Given data:
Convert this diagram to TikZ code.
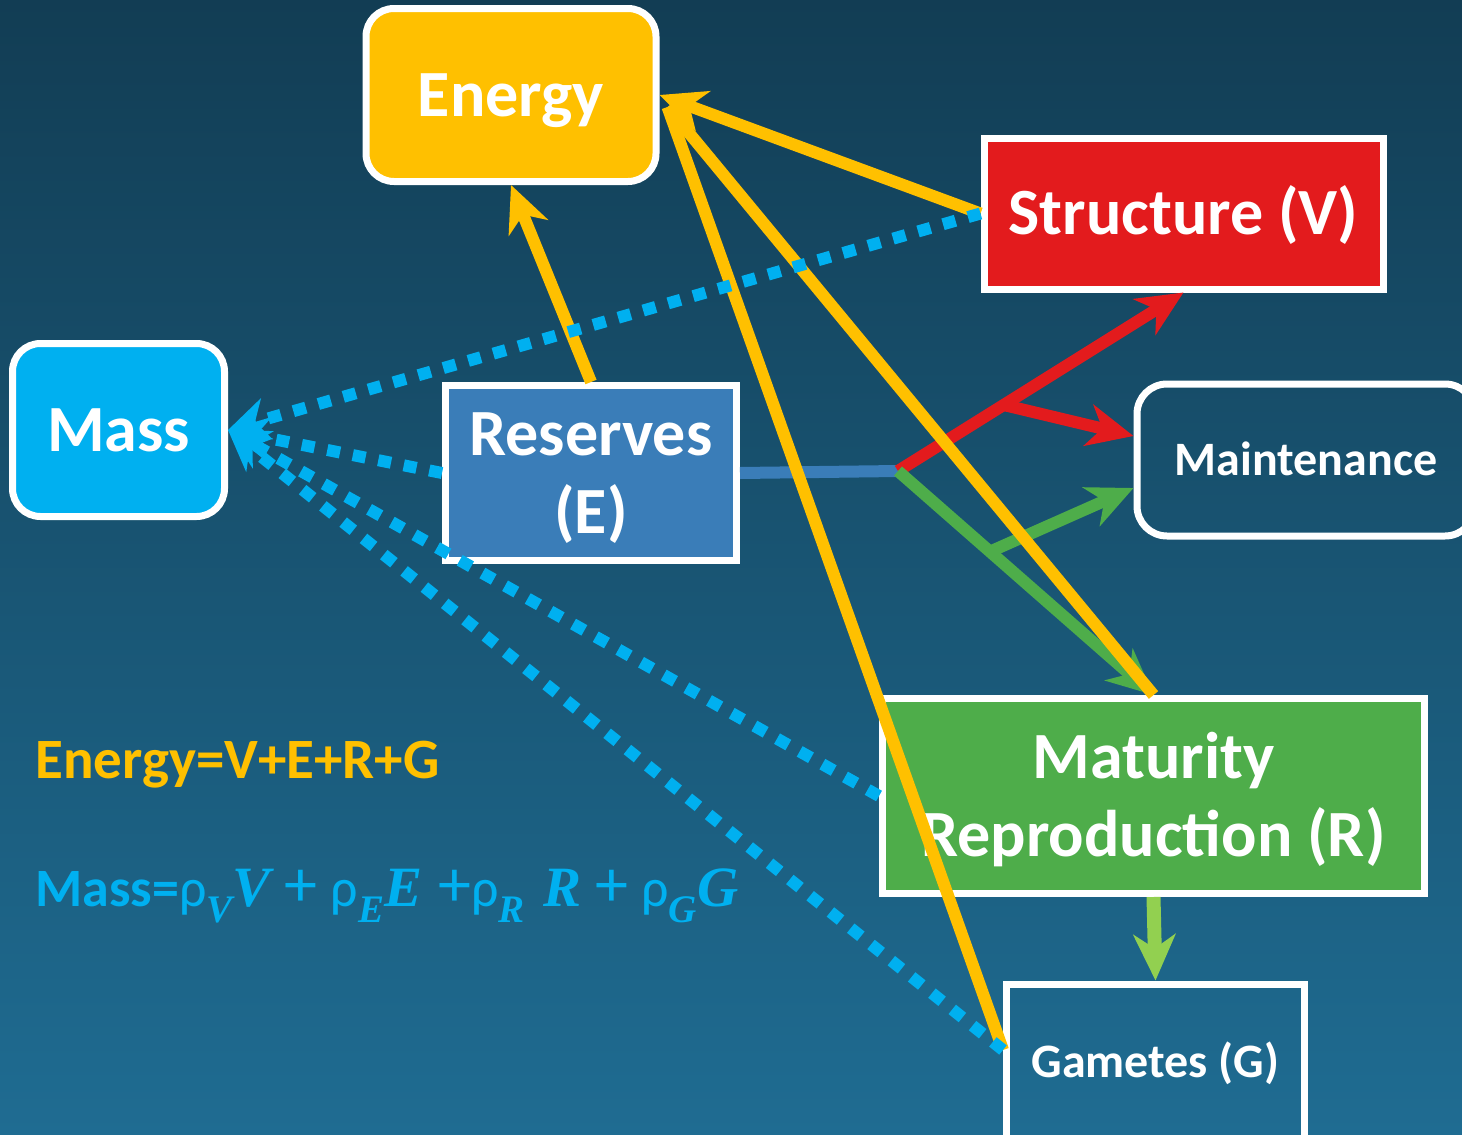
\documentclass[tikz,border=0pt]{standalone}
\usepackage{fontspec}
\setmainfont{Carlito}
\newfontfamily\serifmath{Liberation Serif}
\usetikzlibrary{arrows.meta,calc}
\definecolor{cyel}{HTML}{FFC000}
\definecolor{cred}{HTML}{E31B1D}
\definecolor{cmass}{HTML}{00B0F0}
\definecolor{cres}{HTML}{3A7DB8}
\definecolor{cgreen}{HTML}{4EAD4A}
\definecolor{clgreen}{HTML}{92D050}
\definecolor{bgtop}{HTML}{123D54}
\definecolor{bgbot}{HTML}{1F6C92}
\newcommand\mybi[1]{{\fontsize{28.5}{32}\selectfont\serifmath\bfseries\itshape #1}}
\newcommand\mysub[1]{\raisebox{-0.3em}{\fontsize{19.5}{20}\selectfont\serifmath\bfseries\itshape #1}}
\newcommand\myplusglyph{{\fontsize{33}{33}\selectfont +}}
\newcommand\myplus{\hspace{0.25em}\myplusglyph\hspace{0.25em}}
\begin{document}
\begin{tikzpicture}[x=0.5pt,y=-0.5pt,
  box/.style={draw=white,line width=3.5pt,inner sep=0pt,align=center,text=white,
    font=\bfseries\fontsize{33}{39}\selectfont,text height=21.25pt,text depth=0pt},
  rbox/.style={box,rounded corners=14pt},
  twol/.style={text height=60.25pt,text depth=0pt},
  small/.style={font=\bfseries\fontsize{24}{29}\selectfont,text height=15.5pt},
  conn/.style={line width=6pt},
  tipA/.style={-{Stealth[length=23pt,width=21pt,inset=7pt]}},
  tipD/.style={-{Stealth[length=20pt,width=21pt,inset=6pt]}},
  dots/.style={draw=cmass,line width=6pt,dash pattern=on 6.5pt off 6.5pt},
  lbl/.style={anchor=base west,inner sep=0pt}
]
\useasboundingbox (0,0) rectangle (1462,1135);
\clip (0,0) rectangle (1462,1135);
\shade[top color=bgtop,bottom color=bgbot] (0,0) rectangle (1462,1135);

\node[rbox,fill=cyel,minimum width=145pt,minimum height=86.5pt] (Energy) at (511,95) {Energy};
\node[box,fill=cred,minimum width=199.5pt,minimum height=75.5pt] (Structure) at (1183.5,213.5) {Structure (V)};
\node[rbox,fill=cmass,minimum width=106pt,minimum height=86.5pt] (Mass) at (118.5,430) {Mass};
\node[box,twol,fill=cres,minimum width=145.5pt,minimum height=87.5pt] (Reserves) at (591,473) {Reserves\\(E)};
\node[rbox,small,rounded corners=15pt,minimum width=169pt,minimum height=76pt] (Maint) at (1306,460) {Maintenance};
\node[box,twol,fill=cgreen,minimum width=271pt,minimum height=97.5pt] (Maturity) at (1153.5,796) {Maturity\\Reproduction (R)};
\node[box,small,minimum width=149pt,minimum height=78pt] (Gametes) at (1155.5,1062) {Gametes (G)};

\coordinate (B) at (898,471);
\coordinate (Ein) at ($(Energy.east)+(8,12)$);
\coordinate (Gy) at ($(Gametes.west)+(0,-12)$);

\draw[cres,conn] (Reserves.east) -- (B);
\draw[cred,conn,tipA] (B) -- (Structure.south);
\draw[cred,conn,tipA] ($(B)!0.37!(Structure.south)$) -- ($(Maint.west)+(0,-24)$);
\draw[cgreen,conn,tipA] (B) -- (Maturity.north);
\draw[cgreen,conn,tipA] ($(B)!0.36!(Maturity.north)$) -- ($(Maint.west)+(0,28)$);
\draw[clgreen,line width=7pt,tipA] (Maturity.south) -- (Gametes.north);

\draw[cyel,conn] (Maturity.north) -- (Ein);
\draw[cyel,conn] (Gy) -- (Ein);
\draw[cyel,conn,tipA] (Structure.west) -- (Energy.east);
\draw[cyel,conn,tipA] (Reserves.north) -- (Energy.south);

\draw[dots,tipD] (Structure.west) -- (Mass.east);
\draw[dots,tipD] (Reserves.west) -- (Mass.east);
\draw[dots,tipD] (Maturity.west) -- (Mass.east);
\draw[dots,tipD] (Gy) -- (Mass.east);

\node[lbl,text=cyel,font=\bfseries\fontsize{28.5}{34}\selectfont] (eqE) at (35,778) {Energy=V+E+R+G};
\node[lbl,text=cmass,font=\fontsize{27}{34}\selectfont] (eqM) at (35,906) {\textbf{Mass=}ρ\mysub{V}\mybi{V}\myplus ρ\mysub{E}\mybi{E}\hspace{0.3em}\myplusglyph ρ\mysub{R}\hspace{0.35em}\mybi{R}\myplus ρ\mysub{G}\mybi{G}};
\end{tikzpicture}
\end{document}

Task goal: Leave out all pictures, then copy the remaining material exactly.

Task response:
Convert this diagram to TikZ code.
\documentclass[tikz,border=0pt]{standalone}
\usepackage{fontspec}
\setmainfont{Carlito}
\newfontfamily\serifmath{Liberation Serif}
\usetikzlibrary{arrows.meta,calc}
\definecolor{cyel}{HTML}{FFC000}
\definecolor{cred}{HTML}{E31B1D}
\definecolor{cmass}{HTML}{00B0F0}
\definecolor{cres}{HTML}{3A7DB8}
\definecolor{cgreen}{HTML}{4EAD4A}
\definecolor{clgreen}{HTML}{92D050}
\definecolor{bgtop}{HTML}{123D54}
\definecolor{bgbot}{HTML}{1F6C92}
\newcommand\mybi[1]{{\fontsize{28.5}{32}\selectfont\serifmath\bfseries\itshape #1}}
\newcommand\mysub[1]{\raisebox{-0.3em}{\fontsize{19.5}{20}\selectfont\serifmath\bfseries\itshape #1}}
\newcommand\myplusglyph{{\fontsize{33}{33}\selectfont +}}
\newcommand\myplus{\hspace{0.25em}\myplusglyph\hspace{0.25em}}
\begin{document}
\begin{tikzpicture}[x=0.5pt,y=-0.5pt,
  box/.style={draw=white,line width=3.5pt,inner sep=0pt,align=center,text=white,
    font=\bfseries\fontsize{33}{39}\selectfont,text height=21.25pt,text depth=0pt},
  rbox/.style={box,rounded corners=14pt},
  twol/.style={text height=60.25pt,text depth=0pt},
  small/.style={font=\bfseries\fontsize{24}{29}\selectfont,text height=15.5pt},
  conn/.style={line width=6pt},
  tipA/.style={-{Stealth[length=23pt,width=21pt,inset=7pt]}},
  tipD/.style={-{Stealth[length=20pt,width=21pt,inset=6pt]}},
  dots/.style={draw=cmass,line width=6pt,dash pattern=on 6.5pt off 6.5pt},
  lbl/.style={anchor=base west,inner sep=0pt}
]
\useasboundingbox (0,0) rectangle (1462,1135);
\clip (0,0) rectangle (1462,1135);
\shade[top color=bgtop,bottom color=bgbot] (0,0) rectangle (1462,1135);

\node[rbox,fill=cyel,minimum width=145pt,minimum height=86.5pt] (Energy) at (511,95) {Energy};
\node[box,fill=cred,minimum width=199.5pt,minimum height=75.5pt] (Structure) at (1183.5,213.5) {Structure (V)};
\node[rbox,fill=cmass,minimum width=106pt,minimum height=86.5pt] (Mass) at (118.5,430) {Mass};
\node[box,twol,fill=cres,minimum width=145.5pt,minimum height=87.5pt] (Reserves) at (591,473) {Reserves\\(E)};
\node[rbox,small,rounded corners=15pt,minimum width=169pt,minimum height=76pt] (Maint) at (1306,460) {Maintenance};
\node[box,twol,fill=cgreen,minimum width=271pt,minimum height=97.5pt] (Maturity) at (1153.5,796) {Maturity\\Reproduction (R)};
\node[box,small,minimum width=149pt,minimum height=78pt] (Gametes) at (1155.5,1062) {Gametes (G)};

\coordinate (B) at (898,471);
\coordinate (Ein) at ($(Energy.east)+(8,12)$);
\coordinate (Gy) at ($(Gametes.west)+(0,-12)$);

\draw[cres,conn] (Reserves.east) -- (B);
\draw[cred,conn,tipA] (B) -- (Structure.south);
\draw[cred,conn,tipA] ($(B)!0.37!(Structure.south)$) -- ($(Maint.west)+(0,-24)$);
\draw[cgreen,conn,tipA] (B) -- (Maturity.north);
\draw[cgreen,conn,tipA] ($(B)!0.36!(Maturity.north)$) -- ($(Maint.west)+(0,28)$);
\draw[clgreen,line width=7pt,tipA] (Maturity.south) -- (Gametes.north);

\draw[cyel,conn] (Maturity.north) -- (Ein);
\draw[cyel,conn] (Gy) -- (Ein);
\draw[cyel,conn,tipA] (Structure.west) -- (Energy.east);
\draw[cyel,conn,tipA] (Reserves.north) -- (Energy.south);

\draw[dots,tipD] (Structure.west) -- (Mass.east);
\draw[dots,tipD] (Reserves.west) -- (Mass.east);
\draw[dots,tipD] (Maturity.west) -- (Mass.east);
\draw[dots,tipD] (Gy) -- (Mass.east);

\node[lbl,text=cyel,font=\bfseries\fontsize{28.5}{34}\selectfont] (eqE) at (35,778) {Energy=V+E+R+G};
\node[lbl,text=cmass,font=\fontsize{27}{34}\selectfont] (eqM) at (35,906) {\textbf{Mass=}ρ\mysub{V}\mybi{V}\myplus ρ\mysub{E}\mybi{E}\hspace{0.3em}\myplusglyph ρ\mysub{R}\hspace{0.35em}\mybi{R}\myplus ρ\mysub{G}\mybi{G}};
\end{tikzpicture}
\end{document}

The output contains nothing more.